* **To do**: Retype exactly what appears below from the line containing "Generate a web" down to the line containing "21, weight: 'bold'", keeping both end lines. Do not include pictures.

* **The records**:
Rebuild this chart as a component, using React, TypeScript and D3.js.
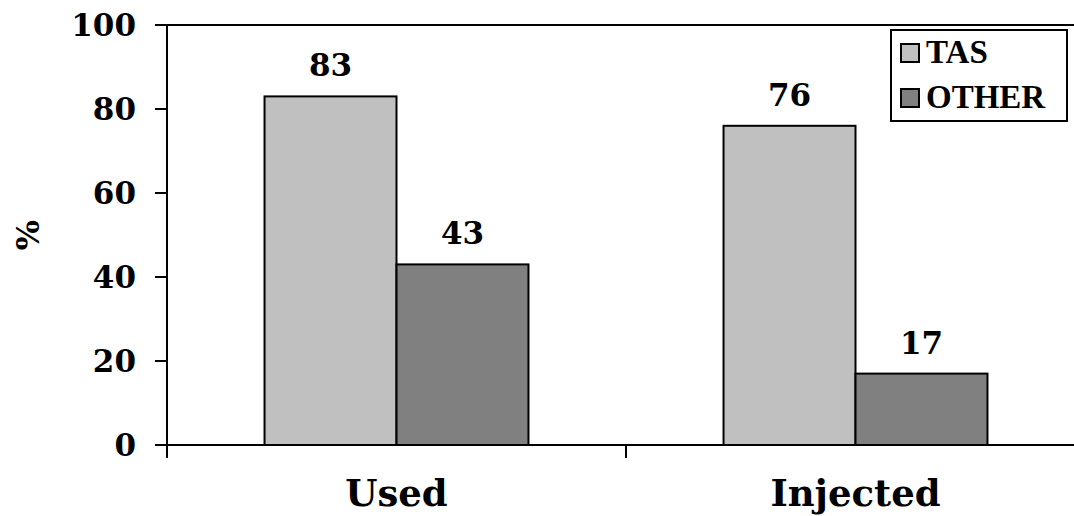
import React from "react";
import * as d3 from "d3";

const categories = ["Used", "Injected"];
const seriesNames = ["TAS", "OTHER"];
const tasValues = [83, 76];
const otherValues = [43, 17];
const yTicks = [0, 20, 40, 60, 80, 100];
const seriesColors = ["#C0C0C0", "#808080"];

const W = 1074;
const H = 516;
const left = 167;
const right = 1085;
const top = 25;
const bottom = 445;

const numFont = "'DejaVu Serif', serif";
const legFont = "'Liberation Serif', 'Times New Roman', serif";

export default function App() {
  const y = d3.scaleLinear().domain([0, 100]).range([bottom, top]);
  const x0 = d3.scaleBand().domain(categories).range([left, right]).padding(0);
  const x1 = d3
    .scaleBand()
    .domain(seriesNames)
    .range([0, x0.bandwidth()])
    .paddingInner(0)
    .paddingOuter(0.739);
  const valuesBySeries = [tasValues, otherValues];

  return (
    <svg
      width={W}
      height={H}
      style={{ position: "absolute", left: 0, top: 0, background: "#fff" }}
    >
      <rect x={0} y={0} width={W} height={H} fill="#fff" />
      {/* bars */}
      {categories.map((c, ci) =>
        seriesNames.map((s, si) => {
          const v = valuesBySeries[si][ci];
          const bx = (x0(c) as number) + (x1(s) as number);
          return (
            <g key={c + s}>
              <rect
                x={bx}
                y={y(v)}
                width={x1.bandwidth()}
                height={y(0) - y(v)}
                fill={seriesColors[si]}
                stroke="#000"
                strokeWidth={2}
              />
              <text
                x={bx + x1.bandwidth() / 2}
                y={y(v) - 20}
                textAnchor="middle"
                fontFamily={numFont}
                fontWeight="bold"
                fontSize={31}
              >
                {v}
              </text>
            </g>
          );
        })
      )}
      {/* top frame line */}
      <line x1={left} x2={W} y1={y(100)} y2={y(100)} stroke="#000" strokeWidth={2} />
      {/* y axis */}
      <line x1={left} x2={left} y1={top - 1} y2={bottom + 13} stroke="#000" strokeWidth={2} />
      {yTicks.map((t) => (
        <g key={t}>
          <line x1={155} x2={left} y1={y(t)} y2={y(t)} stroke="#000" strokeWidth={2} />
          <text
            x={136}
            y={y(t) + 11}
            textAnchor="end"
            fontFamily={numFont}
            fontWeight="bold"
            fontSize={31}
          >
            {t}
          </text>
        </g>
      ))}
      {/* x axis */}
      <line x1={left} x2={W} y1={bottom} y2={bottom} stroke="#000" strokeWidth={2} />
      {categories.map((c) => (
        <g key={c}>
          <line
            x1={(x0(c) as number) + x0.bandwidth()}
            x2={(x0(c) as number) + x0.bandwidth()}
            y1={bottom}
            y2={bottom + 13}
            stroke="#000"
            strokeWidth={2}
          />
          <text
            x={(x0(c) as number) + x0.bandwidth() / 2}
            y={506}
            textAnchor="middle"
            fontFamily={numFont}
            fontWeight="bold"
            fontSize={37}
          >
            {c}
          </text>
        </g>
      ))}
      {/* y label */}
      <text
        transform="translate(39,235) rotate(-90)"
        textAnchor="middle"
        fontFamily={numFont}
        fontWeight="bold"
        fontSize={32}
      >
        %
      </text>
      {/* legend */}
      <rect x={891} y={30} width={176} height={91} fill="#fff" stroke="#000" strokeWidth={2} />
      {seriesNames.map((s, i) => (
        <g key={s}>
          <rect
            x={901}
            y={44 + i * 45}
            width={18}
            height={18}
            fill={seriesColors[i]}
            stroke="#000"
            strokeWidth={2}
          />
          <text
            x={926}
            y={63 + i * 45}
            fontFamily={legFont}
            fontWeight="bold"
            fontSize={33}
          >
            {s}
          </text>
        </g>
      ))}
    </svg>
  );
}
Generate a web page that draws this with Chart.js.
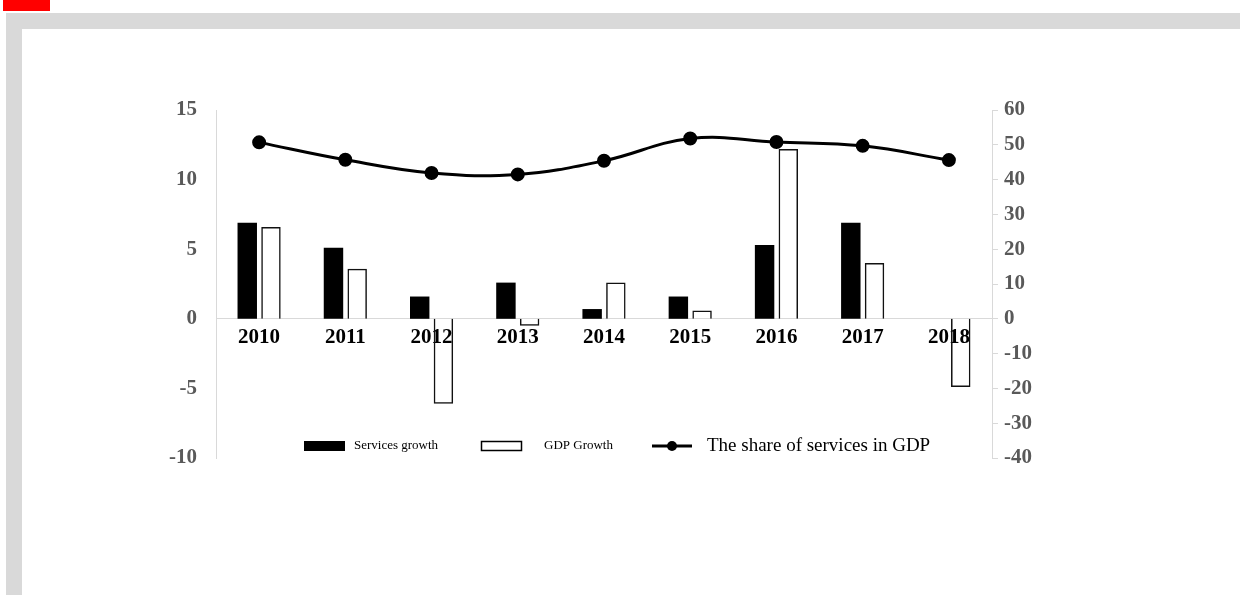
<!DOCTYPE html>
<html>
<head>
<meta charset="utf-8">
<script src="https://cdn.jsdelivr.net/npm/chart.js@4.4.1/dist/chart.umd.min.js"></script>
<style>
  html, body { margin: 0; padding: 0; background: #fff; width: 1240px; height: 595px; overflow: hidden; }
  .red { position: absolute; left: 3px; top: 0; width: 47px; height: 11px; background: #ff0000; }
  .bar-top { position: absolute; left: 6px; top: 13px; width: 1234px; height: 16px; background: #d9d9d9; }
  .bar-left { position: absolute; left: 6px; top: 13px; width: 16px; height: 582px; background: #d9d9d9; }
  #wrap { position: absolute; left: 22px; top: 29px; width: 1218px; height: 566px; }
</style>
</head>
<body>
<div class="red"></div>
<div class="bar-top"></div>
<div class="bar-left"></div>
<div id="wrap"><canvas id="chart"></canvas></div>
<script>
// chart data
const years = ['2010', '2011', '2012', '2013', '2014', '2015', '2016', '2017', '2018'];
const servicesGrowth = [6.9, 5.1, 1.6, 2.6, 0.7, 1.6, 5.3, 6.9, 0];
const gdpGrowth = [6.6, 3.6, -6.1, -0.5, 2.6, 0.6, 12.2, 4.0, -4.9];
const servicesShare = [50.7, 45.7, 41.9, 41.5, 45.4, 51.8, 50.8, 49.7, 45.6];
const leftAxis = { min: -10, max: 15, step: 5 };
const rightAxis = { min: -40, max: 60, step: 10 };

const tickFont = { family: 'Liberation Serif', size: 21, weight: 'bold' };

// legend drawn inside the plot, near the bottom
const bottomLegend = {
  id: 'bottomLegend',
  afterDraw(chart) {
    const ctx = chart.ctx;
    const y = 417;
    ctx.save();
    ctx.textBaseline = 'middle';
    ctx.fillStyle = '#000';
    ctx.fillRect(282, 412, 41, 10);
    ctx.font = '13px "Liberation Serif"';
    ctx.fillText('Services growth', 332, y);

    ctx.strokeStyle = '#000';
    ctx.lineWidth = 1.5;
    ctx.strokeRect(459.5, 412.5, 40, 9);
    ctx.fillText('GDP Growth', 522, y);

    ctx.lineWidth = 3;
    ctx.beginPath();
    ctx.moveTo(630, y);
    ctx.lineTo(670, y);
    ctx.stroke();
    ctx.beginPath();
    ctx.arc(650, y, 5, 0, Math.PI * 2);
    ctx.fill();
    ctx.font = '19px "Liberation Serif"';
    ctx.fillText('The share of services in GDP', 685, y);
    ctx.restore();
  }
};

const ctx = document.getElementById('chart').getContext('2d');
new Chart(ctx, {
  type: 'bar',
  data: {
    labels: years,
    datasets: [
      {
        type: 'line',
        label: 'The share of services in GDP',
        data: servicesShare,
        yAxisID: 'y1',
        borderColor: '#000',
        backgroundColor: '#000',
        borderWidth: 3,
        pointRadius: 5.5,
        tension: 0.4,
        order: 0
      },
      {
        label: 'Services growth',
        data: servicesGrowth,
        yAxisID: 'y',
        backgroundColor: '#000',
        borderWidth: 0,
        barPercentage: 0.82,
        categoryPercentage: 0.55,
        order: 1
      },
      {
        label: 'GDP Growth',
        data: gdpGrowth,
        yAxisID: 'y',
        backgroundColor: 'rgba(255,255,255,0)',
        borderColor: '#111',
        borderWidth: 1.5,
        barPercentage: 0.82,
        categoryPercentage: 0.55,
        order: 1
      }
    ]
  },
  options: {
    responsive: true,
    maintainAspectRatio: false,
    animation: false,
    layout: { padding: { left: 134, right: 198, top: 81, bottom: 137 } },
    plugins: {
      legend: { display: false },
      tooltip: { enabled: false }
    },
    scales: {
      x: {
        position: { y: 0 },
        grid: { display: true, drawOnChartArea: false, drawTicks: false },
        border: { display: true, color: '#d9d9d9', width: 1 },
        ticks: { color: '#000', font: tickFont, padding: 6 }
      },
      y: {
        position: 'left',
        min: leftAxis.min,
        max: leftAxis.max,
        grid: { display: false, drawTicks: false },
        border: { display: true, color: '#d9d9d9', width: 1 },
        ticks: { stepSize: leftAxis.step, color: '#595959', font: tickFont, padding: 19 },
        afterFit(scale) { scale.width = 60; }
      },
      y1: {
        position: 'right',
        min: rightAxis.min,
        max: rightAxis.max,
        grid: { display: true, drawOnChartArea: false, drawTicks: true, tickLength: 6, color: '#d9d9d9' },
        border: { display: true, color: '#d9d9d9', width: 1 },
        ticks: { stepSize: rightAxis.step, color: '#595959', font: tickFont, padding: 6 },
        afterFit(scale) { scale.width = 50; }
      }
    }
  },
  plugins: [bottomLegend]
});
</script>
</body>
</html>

* **Written solution**:
Generate a web page that draws this with Chart.js.
<!DOCTYPE html>
<html>
<head>
<meta charset="utf-8">
<script src="https://cdn.jsdelivr.net/npm/chart.js@4.4.1/dist/chart.umd.min.js"></script>
<style>
  html, body { margin: 0; padding: 0; background: #fff; width: 1240px; height: 595px; overflow: hidden; }
  .red { position: absolute; left: 3px; top: 0; width: 47px; height: 11px; background: #ff0000; }
  .bar-top { position: absolute; left: 6px; top: 13px; width: 1234px; height: 16px; background: #d9d9d9; }
  .bar-left { position: absolute; left: 6px; top: 13px; width: 16px; height: 582px; background: #d9d9d9; }
  #wrap { position: absolute; left: 22px; top: 29px; width: 1218px; height: 566px; }
</style>
</head>
<body>
<div class="red"></div>
<div class="bar-top"></div>
<div class="bar-left"></div>
<div id="wrap"><canvas id="chart"></canvas></div>
<script>
// chart data
const years = ['2010', '2011', '2012', '2013', '2014', '2015', '2016', '2017', '2018'];
const servicesGrowth = [6.9, 5.1, 1.6, 2.6, 0.7, 1.6, 5.3, 6.9, 0];
const gdpGrowth = [6.6, 3.6, -6.1, -0.5, 2.6, 0.6, 12.2, 4.0, -4.9];
const servicesShare = [50.7, 45.7, 41.9, 41.5, 45.4, 51.8, 50.8, 49.7, 45.6];
const leftAxis = { min: -10, max: 15, step: 5 };
const rightAxis = { min: -40, max: 60, step: 10 };

const tickFont = { family: 'Liberation Serif', size: 21, weight: 'bold' };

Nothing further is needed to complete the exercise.